** Your task **
Copy out the whole listing exactly as written, leaving the pictures behind.

** Data provided **
■ ■ ■ ■ ■ ■ ■

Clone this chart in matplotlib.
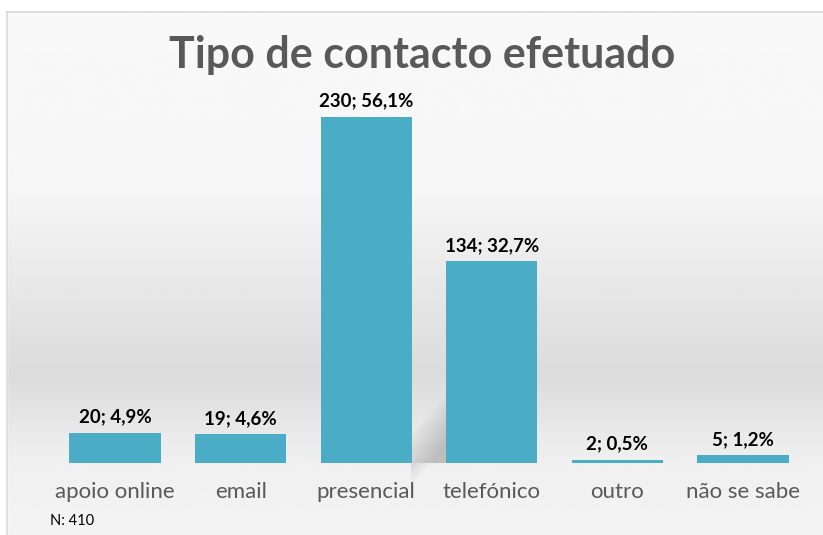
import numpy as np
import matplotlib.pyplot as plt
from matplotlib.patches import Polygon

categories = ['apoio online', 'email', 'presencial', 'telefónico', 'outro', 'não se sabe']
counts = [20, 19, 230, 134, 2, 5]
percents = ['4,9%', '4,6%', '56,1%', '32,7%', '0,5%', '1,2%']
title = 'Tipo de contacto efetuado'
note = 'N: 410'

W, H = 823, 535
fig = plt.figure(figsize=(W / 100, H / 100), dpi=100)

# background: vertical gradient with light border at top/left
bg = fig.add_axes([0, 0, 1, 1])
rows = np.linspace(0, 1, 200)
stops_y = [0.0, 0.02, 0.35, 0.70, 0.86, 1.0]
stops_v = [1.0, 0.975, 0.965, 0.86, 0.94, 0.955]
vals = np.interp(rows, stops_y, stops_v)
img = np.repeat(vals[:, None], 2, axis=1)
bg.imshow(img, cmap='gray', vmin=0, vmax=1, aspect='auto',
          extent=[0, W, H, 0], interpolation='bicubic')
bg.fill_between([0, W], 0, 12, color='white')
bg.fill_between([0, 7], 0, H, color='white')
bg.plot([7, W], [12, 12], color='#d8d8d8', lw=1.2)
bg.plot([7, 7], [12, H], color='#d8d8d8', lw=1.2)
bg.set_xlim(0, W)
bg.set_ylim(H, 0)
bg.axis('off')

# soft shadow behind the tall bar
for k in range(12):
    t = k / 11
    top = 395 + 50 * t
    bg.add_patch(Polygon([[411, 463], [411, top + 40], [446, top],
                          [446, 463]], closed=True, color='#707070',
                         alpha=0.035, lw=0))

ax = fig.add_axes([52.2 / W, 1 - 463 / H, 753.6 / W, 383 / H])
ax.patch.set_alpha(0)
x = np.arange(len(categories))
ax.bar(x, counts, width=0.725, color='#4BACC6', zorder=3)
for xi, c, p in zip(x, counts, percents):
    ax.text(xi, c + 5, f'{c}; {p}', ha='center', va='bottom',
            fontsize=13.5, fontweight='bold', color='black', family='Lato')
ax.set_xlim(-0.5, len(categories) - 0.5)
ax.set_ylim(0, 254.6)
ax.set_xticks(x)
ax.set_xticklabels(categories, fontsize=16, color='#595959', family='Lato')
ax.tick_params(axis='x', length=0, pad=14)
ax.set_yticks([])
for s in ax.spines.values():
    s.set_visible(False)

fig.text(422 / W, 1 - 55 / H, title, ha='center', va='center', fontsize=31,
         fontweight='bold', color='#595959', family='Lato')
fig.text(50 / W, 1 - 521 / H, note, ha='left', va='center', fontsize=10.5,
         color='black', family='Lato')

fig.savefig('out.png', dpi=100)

■ ■ ■ ■ ■ ■ ■

** Solution to the exercise **
Clone this chart in matplotlib.
import numpy as np
import matplotlib.pyplot as plt
from matplotlib.patches import Polygon

categories = ['apoio online', 'email', 'presencial', 'telefónico', 'outro', 'não se sabe']
counts = [20, 19, 230, 134, 2, 5]
percents = ['4,9%', '4,6%', '56,1%', '32,7%', '0,5%', '1,2%']
title = 'Tipo de contacto efetuado'
note = 'N: 410'

W, H = 823, 535
fig = plt.figure(figsize=(W / 100, H / 100), dpi=100)

# background: vertical gradient with light border at top/left
bg = fig.add_axes([0, 0, 1, 1])
rows = np.linspace(0, 1, 200)
stops_y = [0.0, 0.02, 0.35, 0.70, 0.86, 1.0]
stops_v = [1.0, 0.975, 0.965, 0.86, 0.94, 0.955]
vals = np.interp(rows, stops_y, stops_v)
img = np.repeat(vals[:, None], 2, axis=1)
bg.imshow(img, cmap='gray', vmin=0, vmax=1, aspect='auto',
          extent=[0, W, H, 0], interpolation='bicubic')
bg.fill_between([0, W], 0, 12, color='white')
bg.fill_between([0, 7], 0, H, color='white')
bg.plot([7, W], [12, 12], color='#d8d8d8', lw=1.2)
bg.plot([7, 7], [12, H], color='#d8d8d8', lw=1.2)
bg.set_xlim(0, W)
bg.set_ylim(H, 0)
bg.axis('off')

# soft shadow behind the tall bar
for k in range(12):
    t = k / 11
    top = 395 + 50 * t
    bg.add_patch(Polygon([[411, 463], [411, top + 40], [446, top],
                          [446, 463]], closed=True, color='#707070',
                         alpha=0.035, lw=0))

ax = fig.add_axes([52.2 / W, 1 - 463 / H, 753.6 / W, 383 / H])
ax.patch.set_alpha(0)
x = np.arange(len(categories))
ax.bar(x, counts, width=0.725, color='#4BACC6', zorder=3)
for xi, c, p in zip(x, counts, percents):
    ax.text(xi, c + 5, f'{c}; {p}', ha='center', va='bottom',
            fontsize=13.5, fontweight='bold', color='black', family='Lato')
ax.set_xlim(-0.5, len(categories) - 0.5)
ax.set_ylim(0, 254.6)
ax.set_xticks(x)
ax.set_xticklabels(categories, fontsize=16, color='#595959', family='Lato')
ax.tick_params(axis='x', length=0, pad=14)
ax.set_yticks([])
for s in ax.spines.values():
    s.set_visible(False)

fig.text(422 / W, 1 - 55 / H, title, ha='center', va='center', fontsize=31,
         fontweight='bold', color='#595959', family='Lato')
fig.text(50 / W, 1 - 521 / H, note, ha='left', va='center', fontsize=10.5,
         color='black', family='Lato')

fig.savefig('out.png', dpi=100)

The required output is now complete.